Failed to convert weights into HuggingFace format
#11
by
hrezaei
- opened
I manged to convert format of 7B_200B_1 into transformers format, but for 7B_200B_4 an error like this occures:KeyError: 'layers.29.attention.wq.weight'
The command I run is like:
python /src/transformers/models/llama/convert_llama_weights_to_hf.py --input_dir ~/multi-token-prediction/7B_200B_4 --model_size 7B --output_dir ~/llama-multi-token/7B_200B_4
And the stack trace is like this:
You are using the default legacy behaviour of the <class 'transformers.models.llama.tokenization_llama_fast.LlamaTokenizerFast'>. This is expected, and simply means that the `legacy` (previous) behavior will be used so nothing changes for you. If you want to use the new behaviour, set `legacy=False`. This should only be set if you understand what it means, and thoroughly read the reason why this was added as explained in https://github.com/huggingface/transformers/pull/24565 - if you loaded a llama tokenizer from a GGUF file you can ignore this message.
Saving a LlamaTokenizerFast to ~/llama-multi-token/7B_200B_4.
1 32 32 4096
Fetching all parameters from the checkpoint at ~/multi-token-prediction/7B_200B_4.

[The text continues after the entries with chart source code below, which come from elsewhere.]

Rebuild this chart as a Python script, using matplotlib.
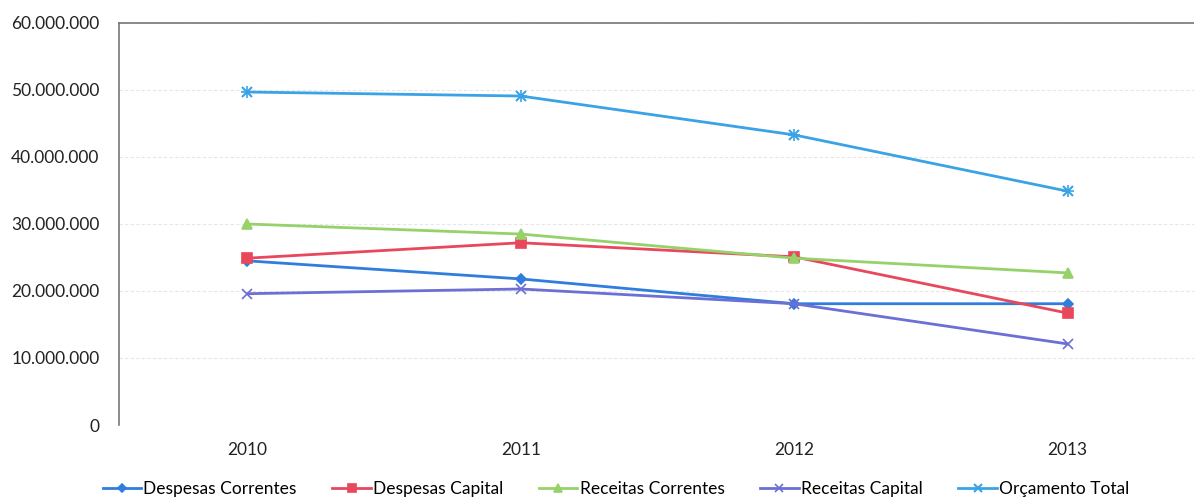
import matplotlib
matplotlib.use("Agg")
import matplotlib.pyplot as plt
from matplotlib.ticker import FuncFormatter

plt.rcParams['font.family'] = ['Lato', 'DejaVu Sans']

anos = ["2010", "2011", "2012", "2013"]
desp_correntes = [24.5e6, 21.8e6, 18.1e6, 18.1e6]
desp_capital = [24.9e6, 27.2e6, 25.1e6, 16.7e6]
rec_correntes = [30.0e6, 28.5e6, 24.9e6, 22.7e6]
rec_capital = [19.6e6, 20.3e6, 18.1e6, 12.1e6]
orc_total = [49.7e6, 49.1e6, 43.3e6, 34.9e6]

series = [
    ("Despesas Correntes", desp_correntes, "#2f7ddc", "D", 5),
    ("Despesas Capital", desp_capital, "#e8475c", "s", 7),
    ("Receitas Correntes", rec_correntes, "#96d16a", "^", 7),
    ("Receitas Capital", rec_capital, "#6c6fd4", "x", 7),
    ("Orçamento Total", orc_total, "#3aa3e6", "*", 0),
]

fig = plt.figure(figsize=(11.94, 4.99), dpi=100)
ax = fig.add_axes([119/1194, 1-425/499, 1.02-119/1194, (425-23)/499])

x = range(len(anos))
for nome, vals, cor, mk, ms in series:
    if nome == "Orçamento Total":
        ax.plot(x, vals, color=cor, lw=2, marker="x", ms=7, mew=1.5, label=nome)
        ax.plot(x, vals, color=cor, lw=0, marker="+", ms=8, mew=1.2)
    else:
        ax.plot(x, vals, color=cor, lw=2, marker=mk, ms=ms, mew=1.2, label=nome)

ax.set_ylim(0, 60e6)
ax.set_yticks(range(0, 60000001, 10000000))
ax.yaxis.set_major_formatter(FuncFormatter(lambda v, p: f"{int(v):,}".replace(",", ".")))
ax.set_xlim(-0.47, 3.55)
ax.set_xticks(list(x))
ax.set_xticklabels(anos)
ax.tick_params(axis="both", length=0, labelsize=12.5, colors="#222222")
ax.tick_params(axis="y", pad=14)
ax.tick_params(axis="x", pad=12)
ax.grid(axis="y", color="#e6e6e6", lw=0.8, ls=(0, (3, 2)))
ax.set_axisbelow(True)
for s in ["left", "top"]:
    ax.spines[s].set_color("#777777")
    ax.spines[s].set_linewidth(1.2)
ax.spines["right"].set_visible(False)
ax.spines["bottom"].set_visible(False)

leg = fig.legend(loc="center", bbox_to_anchor=(0.516, 0.02), ncol=5, frameon=False,
                 fontsize=12.5, handlelength=2.2, columnspacing=2.05, handletextpad=0.15,
                 markerscale=0.8)

fig.savefig("out.png", dpi=100)
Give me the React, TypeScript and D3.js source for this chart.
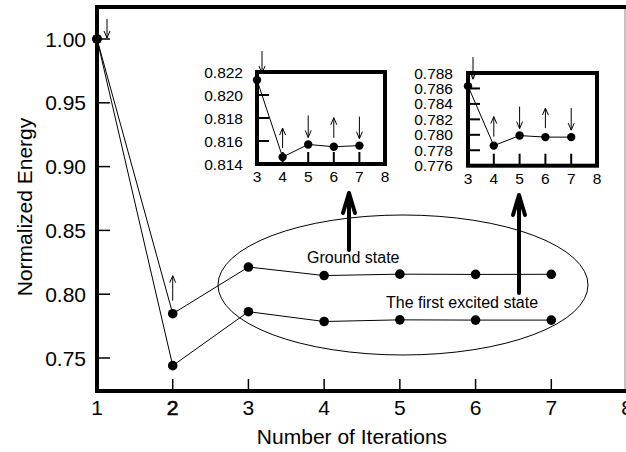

Traceback (most recent call last):
File "src/transformers/models/llama/convert_llama_weights_to_hf.py", line 415, in <module>
main()
File "src/transformers/models/llama/convert_llama_weights_to_hf.py", line 403, in main
write_model(
File "src/transformers/models/llama/convert_llama_weights_to_hf.py", line 175, in write_model
loaded[f"layers.{layer_i}.attention.wq.weight"], n_heads=n_heads
KeyError: 'layers.29.attention.wq.weight'
Any workaround would be appreciated.